- [INSTRUCTIONS TO FOLLOW]:
Only the lines from the one with "Generate a Python" to the one with "import plotly.graph_objects as go", both included, should be output, without any images.
*** SUPPLIED INFORMATION ***
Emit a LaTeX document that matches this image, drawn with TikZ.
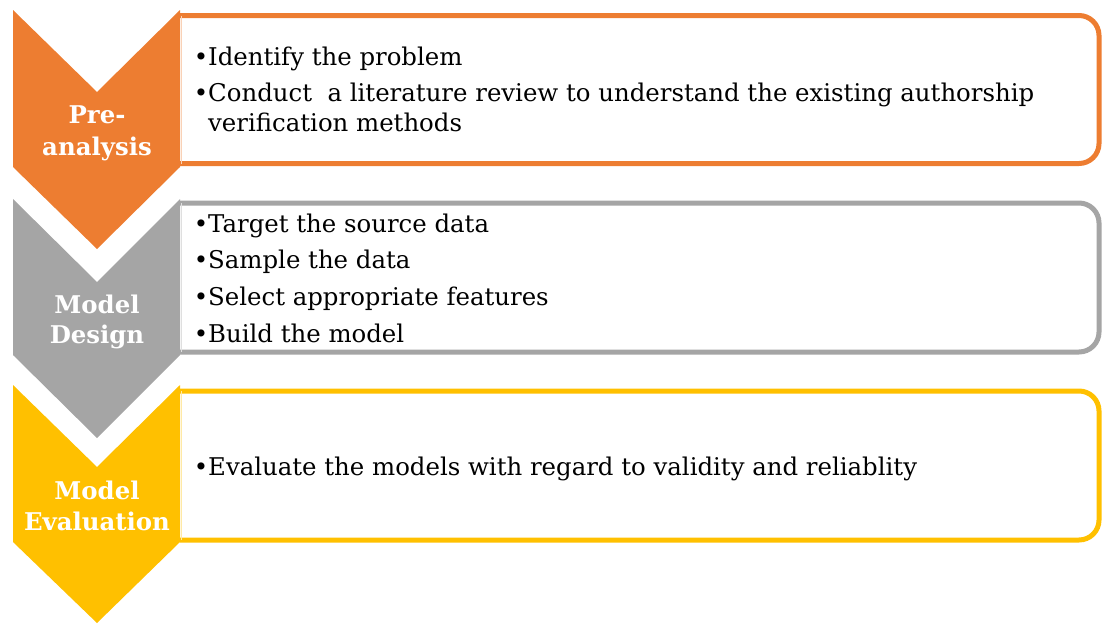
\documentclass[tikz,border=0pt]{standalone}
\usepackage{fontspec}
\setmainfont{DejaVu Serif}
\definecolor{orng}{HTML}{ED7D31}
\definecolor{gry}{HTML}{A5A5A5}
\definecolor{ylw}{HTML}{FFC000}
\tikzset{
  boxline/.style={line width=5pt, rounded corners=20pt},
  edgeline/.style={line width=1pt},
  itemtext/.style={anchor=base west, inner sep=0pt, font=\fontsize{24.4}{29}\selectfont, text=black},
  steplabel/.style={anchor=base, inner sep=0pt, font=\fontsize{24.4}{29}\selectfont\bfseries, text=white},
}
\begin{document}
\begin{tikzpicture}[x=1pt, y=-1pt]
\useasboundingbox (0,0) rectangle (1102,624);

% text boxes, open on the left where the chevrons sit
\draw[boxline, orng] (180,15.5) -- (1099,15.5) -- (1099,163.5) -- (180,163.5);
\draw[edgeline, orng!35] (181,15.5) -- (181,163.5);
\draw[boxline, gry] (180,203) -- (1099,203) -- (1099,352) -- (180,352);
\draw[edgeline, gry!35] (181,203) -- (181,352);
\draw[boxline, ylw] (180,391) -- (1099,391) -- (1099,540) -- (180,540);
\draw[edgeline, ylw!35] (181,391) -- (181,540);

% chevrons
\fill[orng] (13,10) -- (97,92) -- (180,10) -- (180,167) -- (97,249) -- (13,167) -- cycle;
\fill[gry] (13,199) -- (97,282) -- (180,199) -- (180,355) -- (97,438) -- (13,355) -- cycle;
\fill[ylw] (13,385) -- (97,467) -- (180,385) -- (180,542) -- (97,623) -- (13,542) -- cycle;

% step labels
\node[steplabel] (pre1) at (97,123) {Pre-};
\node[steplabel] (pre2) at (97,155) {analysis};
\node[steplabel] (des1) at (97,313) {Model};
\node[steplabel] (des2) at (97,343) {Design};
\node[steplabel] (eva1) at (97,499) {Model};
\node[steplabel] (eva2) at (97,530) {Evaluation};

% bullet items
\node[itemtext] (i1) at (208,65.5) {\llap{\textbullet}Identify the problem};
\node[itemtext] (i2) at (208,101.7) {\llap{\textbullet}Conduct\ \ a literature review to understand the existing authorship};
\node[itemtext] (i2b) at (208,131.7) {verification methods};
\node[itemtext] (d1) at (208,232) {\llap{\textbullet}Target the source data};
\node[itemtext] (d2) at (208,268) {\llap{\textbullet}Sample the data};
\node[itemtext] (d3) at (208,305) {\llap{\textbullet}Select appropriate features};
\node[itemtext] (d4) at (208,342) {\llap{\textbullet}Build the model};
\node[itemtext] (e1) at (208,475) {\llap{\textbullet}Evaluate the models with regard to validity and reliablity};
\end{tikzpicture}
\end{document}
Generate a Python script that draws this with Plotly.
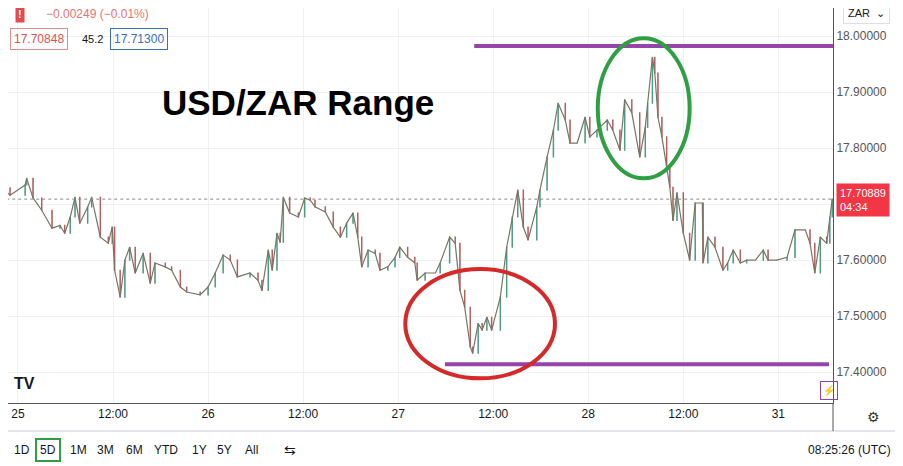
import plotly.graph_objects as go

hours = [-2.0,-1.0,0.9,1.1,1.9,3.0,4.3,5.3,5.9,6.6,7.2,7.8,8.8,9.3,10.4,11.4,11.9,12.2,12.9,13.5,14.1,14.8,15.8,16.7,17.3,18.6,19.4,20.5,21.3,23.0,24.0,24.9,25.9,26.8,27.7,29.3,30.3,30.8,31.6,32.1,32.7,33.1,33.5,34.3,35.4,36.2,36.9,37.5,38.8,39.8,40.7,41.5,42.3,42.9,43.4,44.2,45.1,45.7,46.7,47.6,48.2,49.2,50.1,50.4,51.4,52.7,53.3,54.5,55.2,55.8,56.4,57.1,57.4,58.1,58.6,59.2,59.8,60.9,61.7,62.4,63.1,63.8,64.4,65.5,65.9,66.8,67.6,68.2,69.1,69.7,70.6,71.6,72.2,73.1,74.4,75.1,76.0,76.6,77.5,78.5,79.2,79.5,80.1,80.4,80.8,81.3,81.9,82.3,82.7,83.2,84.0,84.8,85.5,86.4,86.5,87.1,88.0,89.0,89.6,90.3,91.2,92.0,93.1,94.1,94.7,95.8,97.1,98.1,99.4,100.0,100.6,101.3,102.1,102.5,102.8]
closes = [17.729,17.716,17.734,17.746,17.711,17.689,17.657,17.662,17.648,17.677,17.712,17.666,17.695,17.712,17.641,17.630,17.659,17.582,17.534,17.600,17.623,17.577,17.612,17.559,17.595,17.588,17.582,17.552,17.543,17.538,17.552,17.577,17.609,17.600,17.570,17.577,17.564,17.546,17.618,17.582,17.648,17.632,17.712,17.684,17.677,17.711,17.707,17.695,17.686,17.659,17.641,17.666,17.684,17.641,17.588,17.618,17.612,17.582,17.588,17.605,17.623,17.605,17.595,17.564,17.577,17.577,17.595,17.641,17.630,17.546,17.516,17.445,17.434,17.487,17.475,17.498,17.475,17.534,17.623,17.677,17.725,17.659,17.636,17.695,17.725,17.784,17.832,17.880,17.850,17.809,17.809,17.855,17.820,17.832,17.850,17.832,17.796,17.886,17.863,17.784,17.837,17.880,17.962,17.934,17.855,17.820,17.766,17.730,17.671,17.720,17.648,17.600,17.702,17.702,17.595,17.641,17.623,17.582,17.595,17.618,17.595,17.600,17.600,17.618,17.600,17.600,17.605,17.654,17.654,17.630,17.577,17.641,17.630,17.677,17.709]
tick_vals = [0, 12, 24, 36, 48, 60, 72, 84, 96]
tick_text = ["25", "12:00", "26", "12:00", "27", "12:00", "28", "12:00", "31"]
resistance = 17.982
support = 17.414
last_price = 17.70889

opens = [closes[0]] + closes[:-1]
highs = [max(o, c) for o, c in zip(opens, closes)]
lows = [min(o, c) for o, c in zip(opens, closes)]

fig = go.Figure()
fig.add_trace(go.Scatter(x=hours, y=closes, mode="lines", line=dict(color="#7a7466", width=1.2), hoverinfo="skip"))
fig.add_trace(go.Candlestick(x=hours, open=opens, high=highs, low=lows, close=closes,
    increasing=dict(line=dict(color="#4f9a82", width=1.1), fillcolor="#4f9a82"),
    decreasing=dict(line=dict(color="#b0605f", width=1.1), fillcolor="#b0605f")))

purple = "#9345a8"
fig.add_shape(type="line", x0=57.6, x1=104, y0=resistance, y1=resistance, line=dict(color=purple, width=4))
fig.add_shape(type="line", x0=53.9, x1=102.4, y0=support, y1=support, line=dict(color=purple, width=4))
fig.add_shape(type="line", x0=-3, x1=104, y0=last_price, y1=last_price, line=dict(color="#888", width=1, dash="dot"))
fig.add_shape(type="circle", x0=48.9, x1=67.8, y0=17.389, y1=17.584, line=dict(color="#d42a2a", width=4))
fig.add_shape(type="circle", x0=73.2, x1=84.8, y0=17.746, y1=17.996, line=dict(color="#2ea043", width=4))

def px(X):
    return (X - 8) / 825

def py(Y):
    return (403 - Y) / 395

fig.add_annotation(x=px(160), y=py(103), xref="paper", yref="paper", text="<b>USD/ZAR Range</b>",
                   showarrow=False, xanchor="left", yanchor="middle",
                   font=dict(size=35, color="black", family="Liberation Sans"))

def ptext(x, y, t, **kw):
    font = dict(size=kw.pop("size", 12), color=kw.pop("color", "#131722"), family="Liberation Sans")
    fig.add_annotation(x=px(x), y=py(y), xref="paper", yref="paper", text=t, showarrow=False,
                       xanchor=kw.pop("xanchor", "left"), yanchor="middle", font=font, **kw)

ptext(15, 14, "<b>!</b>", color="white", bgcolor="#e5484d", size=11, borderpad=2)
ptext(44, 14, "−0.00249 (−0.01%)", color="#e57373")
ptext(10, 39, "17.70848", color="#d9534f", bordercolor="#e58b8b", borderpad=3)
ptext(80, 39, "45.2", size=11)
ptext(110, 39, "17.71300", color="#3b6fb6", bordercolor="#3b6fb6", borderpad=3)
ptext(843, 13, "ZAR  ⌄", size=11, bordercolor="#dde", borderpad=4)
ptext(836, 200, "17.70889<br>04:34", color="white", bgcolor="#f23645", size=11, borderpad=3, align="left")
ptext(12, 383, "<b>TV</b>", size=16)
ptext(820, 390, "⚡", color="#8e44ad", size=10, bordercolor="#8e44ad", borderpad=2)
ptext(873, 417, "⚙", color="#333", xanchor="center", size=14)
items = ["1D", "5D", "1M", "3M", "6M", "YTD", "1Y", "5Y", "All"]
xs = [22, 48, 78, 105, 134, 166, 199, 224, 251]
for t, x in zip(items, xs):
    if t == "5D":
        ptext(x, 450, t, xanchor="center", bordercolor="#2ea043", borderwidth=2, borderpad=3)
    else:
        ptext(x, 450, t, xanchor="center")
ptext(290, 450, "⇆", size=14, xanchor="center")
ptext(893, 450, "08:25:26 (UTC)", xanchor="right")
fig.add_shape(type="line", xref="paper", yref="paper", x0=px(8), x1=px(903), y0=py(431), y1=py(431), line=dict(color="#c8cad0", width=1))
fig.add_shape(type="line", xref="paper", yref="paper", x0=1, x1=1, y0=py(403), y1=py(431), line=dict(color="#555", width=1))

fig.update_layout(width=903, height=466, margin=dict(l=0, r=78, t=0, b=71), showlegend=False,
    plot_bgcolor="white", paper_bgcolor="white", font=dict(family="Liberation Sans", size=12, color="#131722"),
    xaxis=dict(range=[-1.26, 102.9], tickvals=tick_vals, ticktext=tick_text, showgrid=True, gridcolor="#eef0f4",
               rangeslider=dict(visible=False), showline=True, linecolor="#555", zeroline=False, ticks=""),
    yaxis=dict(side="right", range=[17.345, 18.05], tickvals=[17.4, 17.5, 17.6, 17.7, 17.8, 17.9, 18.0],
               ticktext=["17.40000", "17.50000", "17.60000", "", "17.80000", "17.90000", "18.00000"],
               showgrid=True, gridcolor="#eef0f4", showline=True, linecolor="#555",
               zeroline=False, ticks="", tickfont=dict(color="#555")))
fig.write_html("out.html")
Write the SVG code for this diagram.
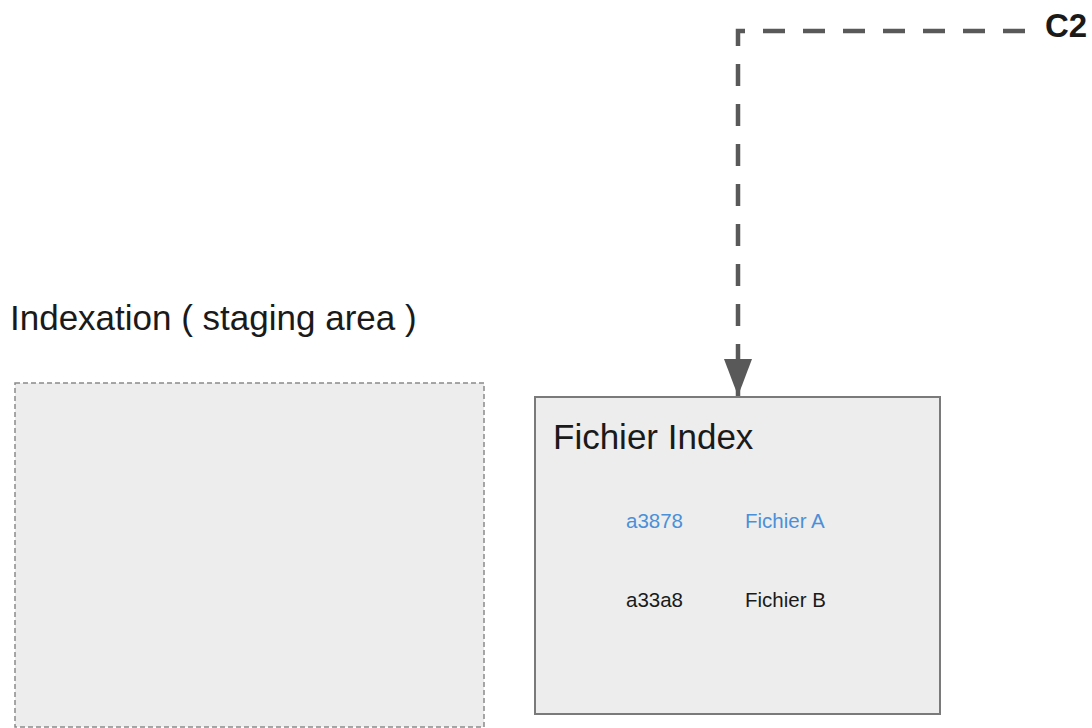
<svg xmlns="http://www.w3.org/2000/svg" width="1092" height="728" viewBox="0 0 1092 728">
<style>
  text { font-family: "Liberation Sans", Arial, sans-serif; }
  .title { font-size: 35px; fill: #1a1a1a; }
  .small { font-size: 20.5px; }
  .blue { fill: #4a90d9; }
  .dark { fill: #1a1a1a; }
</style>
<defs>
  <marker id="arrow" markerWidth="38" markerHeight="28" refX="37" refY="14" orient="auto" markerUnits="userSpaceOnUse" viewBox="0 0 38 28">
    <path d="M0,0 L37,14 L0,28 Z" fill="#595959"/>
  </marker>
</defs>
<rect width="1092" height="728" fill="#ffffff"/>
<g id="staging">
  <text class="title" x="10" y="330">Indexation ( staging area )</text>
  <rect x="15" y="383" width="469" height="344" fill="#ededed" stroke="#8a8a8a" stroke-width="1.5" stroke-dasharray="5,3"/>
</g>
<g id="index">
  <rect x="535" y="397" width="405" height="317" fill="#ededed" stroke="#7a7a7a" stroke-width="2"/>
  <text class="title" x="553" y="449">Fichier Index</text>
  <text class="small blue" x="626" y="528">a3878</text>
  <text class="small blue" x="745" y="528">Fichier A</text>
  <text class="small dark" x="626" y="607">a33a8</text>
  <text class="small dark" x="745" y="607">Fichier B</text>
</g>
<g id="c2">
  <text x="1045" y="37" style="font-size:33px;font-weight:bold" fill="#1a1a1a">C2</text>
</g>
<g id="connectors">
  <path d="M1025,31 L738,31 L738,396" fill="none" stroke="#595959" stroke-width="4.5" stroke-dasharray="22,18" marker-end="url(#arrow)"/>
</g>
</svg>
***
- [TASK SOLUTION]:
Generate a Python script that draws this with Plotly.
import plotly.graph_objects as go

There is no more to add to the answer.